Retomo, assim, alguns dos apontamentos mais expressivos sobre o estágio como práxis, profissionalização e a profissionalidade docente.
Como afirmado na problemática deste artigo, entre os problemas em torno da formação inicial dos professores, sublinho o distanciamento que, ainda, persiste entre os fundamentos teóricos e as questões da prática escolar, bem como com a forma de condução do estágio supervisionado.12 Esse quadro, no meu entendimento, afeta diretamente o processo de profissionalização dos futuros professores.
Como já antecipava no meu argumento inicial, o estágio supervisionado, em regime de colaboração entre escola básica, universidade e comunidade, é subsídio para a profissionalização docente dos futuros professores. Essa perspectiva exige, necessariamente, atividades que instiguem os formados a construírem conhecimentos, saberes, e a desenvolverem competências que os permitam, individual e coletivamente, a responder aos desafios sociais, políticos e culturais postos à docência na contemporaneidade, em uma perspectiva crítico-reflexiva e transformadora (práxis).
Recordo, também, que o estágio, como espaço de profissionalização docente, depende, em especial, de um movimento coletivo, escola básica, universidade e comunidade, associado a um processo que proporcione aos futuros professores e aos docentes da educação básica (leia-se: aos preceptores), os mais elevados níveis de qualificação e, como desdobramento, o seu desenvolvimento profissional. Ou seja, as possibilidades de aprendizagem ao longo da vida (leia-se: desenvolvimento profissional docente).
O estágio, nesta perspectiva, impõe, por um lado, a necessidade da reorganização dos tempos e espaços da formação docente para um pensar, sentir, agir e apreender a profissão de modo digno. Por outro lado, leva-nos a compreender que o estágio precisa possibilitar-fomentar o encontro dos estudantes com a profissão docente e que esse encontro seja o começo de um longo processo de profissionalização, construção histórica, exercício e concretude da profissão. É inevitável, por isso, pensarmos a relação das IES13 e as redes de ensino básico quando se trata da formação dos professores e, em especial, para a construção do estágio como práxis e subsídio para a profissionalização e profissionalidade docente.

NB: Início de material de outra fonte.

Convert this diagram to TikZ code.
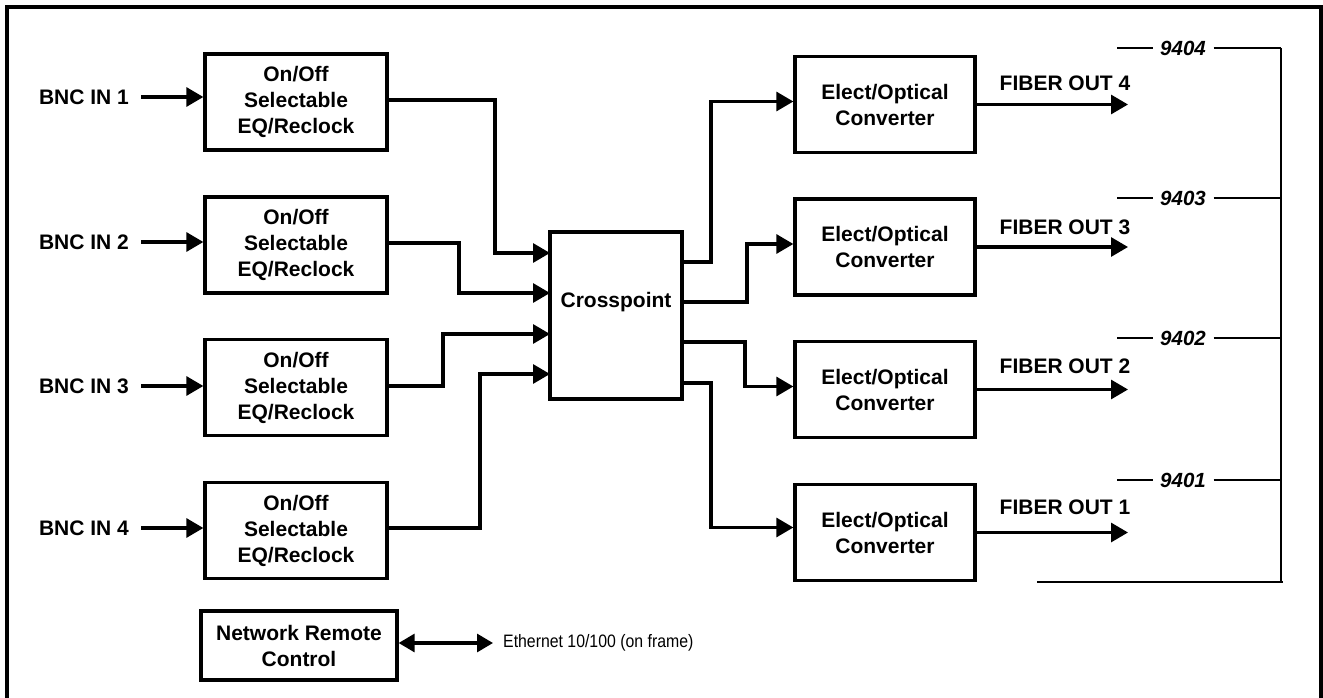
\documentclass[tikz,border=0pt]{standalone}
\usepackage{fontspec}
\setmainfont{Liberation Sans}
\newfontfamily\narrowfont[FakeStretch=0.88]{Liberation Sans}
\usetikzlibrary{arrows.meta}
\tikzset{
  every node/.style={font=\fontsize{21}{26}\selectfont\bfseries, inner sep=0pt},
  blk/.style={draw, line width=3.3pt, align=center},
  eqbox/.style={blk, minimum width=182pt, minimum height=96pt},
  eobox/.style={blk, minimum width=180pt, minimum height=96pt},
  xbox/.style={blk, minimum width=132pt, minimum height=167pt},
  netbox/.style={blk, minimum width=196pt, minimum height=69pt},
  arr/.style={line width=3.1pt, -{Triangle[length=17pt,width=19pt]}},
  darr/.style={line width=3.1pt, {Triangle[length=16pt,width=18pt]}-{Triangle[length=16pt,width=18pt]}},
  thinline/.style={line width=2.1pt},
  lbl/.style={font=\fontsize{21}{26}\selectfont\bfseries},
  num/.style={font=\fontsize{20.5}{24}\selectfont\bfseries\itshape, inner xsep=7.5pt},
  eth/.style={font=\fontsize{18}{22}\selectfont\narrowfont, anchor=west}
}
\begin{document}
\begin{tikzpicture}[x=1pt,y=-1pt]
\useasboundingbox (0,0) rectangle (1323,698);
% frame
\draw[line width=4pt] (7,702) -- (7,7) -- (1321,7) -- (1321,702);

% EQ boxes
\node[eqbox] (eq1) at (296,102) {On/Off\\Selectable\\EQ/Reclock};
\node[eqbox] (eq2) at (296,245) {On/Off\\Selectable\\EQ/Reclock};
\node[eqbox] (eq3) at (296,387.5) {On/Off\\Selectable\\EQ/Reclock};
\node[eqbox] (eq4) at (296,530.5) {On/Off\\Selectable\\EQ/Reclock};

% BNC inputs
\node[lbl] (bnc1) at (84,97) {BNC IN 1};
\node[lbl] (bnc2) at (84,242) {BNC IN 2};
\node[lbl] (bnc3) at (84,386) {BNC IN 3};
\node[lbl] (bnc4) at (84,528) {BNC IN 4};
\draw[arr] ([xshift=12pt]bnc1.east) -- (bnc1.east -| eq1.west);
\draw[arr] ([xshift=12pt]bnc2.east) -- (bnc2.east -| eq2.west);
\draw[arr] ([xshift=12pt]bnc3.east) -- (bnc3.east -| eq3.west);
\draw[arr] ([xshift=12pt]bnc4.east) -- (bnc4.east -| eq4.west);

% Crosspoint
\node[xbox] (xp) at (616,315.5) {};
\node[lbl] (xptext) at (616,302) {Crosspoint};
\coordinate (xi1) at (550,253);
\coordinate (xi2) at (550,293);
\coordinate (xi3) at (550,334);
\coordinate (xi4) at (550,374);
\coordinate (xo1) at (682,262);
\coordinate (xo2) at (682,302);
\coordinate (xo3) at (682,342);
\coordinate (xo4) at (682,383);

\draw[arr] ([yshift=2pt]eq1.east) -- (495,100) |- (xi1);
\draw[arr] ([yshift=2pt]eq2.east) -- (459,243) |- (xi2);
\draw[arr] ([yshift=1.5pt]eq3.east) -- (443,386) |- (xi3);
\draw[arr] ([yshift=2.5pt]eq4.east) -- (480,528) |- (xi4);

% E/O converters
\node[eobox] (eo1) at (885,104.5) {Elect/Optical\\Converter};
\node[eobox] (eo2) at (885,247) {Elect/Optical\\Converter};
\node[eobox] (eo3) at (885,389.5) {Elect/Optical\\Converter};
\node[eobox] (eo4) at (885,532.5) {Elect/Optical\\Converter};

\draw[arr] (xo1) -- (711,262) |- ([yshift=3pt]eo1.west);
\draw[arr] (xo2) -- (747,302) |- ([yshift=3pt]eo2.west);
\draw[arr] (xo3) -- (745,342) |- ([yshift=3pt]eo3.west);
\draw[arr] (xo4) -- (711,383) |- ([yshift=5pt]eo4.west);

% Fiber outputs
\node[lbl] (fo4) at (1065,83) {FIBER OUT 4};
\node[lbl] (fo3) at (1065,227) {FIBER OUT 3};
\node[lbl] (fo2) at (1065,366) {FIBER OUT 2};
\node[lbl] (fo1) at (1065,507) {FIBER OUT 1};
\draw[arr] (eo1.east) -- (eo1.east -| 1128,0);
\draw[arr] (eo2.east) -- (eo2.east -| 1128,0);
\draw[arr] (eo3.east) -- (eo3.east -| 1128,0);
\draw[arr] (eo4.east) -- (eo4.east -| 1128,0);

% model numbers bracket
\node[num] (m4) at (1183,48) {9404};
\node[num] (m3) at (1183,198) {9403};
\node[num] (m2) at (1183,338) {9402};
\node[num] (m1) at (1183,480) {9401};
\coordinate (bt) at (1281,48);
\coordinate (bb) at (1281,582);
\draw[thinline] (1117,48) -- (m4.west) (m4.east) -- (bt);
\draw[thinline] (1117,198) -- (m3.west) (m3.east) -- (1281,198);
\draw[thinline] (1117,338) -- (m2.west) (m2.east) -- (1281,338);
\draw[thinline] (1117,480) -- (m1.west) (m1.east) -- (1281,480);
\draw[thinline] (bt) -- (bb);
\draw[thinline] (1037,582) -- ([xshift=2pt]bb);

% Network remote control
\node[netbox] (net) at (299,645.5) {Network Remote\\Control};
\coordinate (ethend) at (493,643);
\draw[darr] (net.east |- ethend) -- (ethend);
\node[eth] (eth) at (503,643) {Ethernet 10/100 (on frame)};
\end{tikzpicture}
\end{document}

No que diz respeito à pesquisa-ação, no contexto do estágio supervisionado, reitero que o estágio, subsidiado pela pesquisa-ação, permite novas possibilidades para se construir um olhar multidisciplinar sobre a docência; para a existência de novas possibilidades de investigação e intervenção no contexto educacional brasileiro.
Creio ter respondido à indagação presente no título deste trabalho, pois, em tudo, procurei argumentar a favor de uma formação docente que se concretize de dentro (da profissão) para fora, visto compreender que a formação dos professores deve pautar-se, sobretudo, nas múltiplas relações dialeticamente situadas no contexto escolar, assim como deve considerar os dilemas e desafios postos à profissão docente no cenário social-político contemporâneo. Precisamos, por isso, pensar sobre o estágio como um processo que se materializa dentro da profissão. Ou seja, como um percurso que tem origem na historicidade (realidade) da docência e, assim, forma/transforma os estudantes a partir, acima de tudo, da realidade das escolas básicas, das condições concretas, dificuldades, potencialidades e expectativas da docência.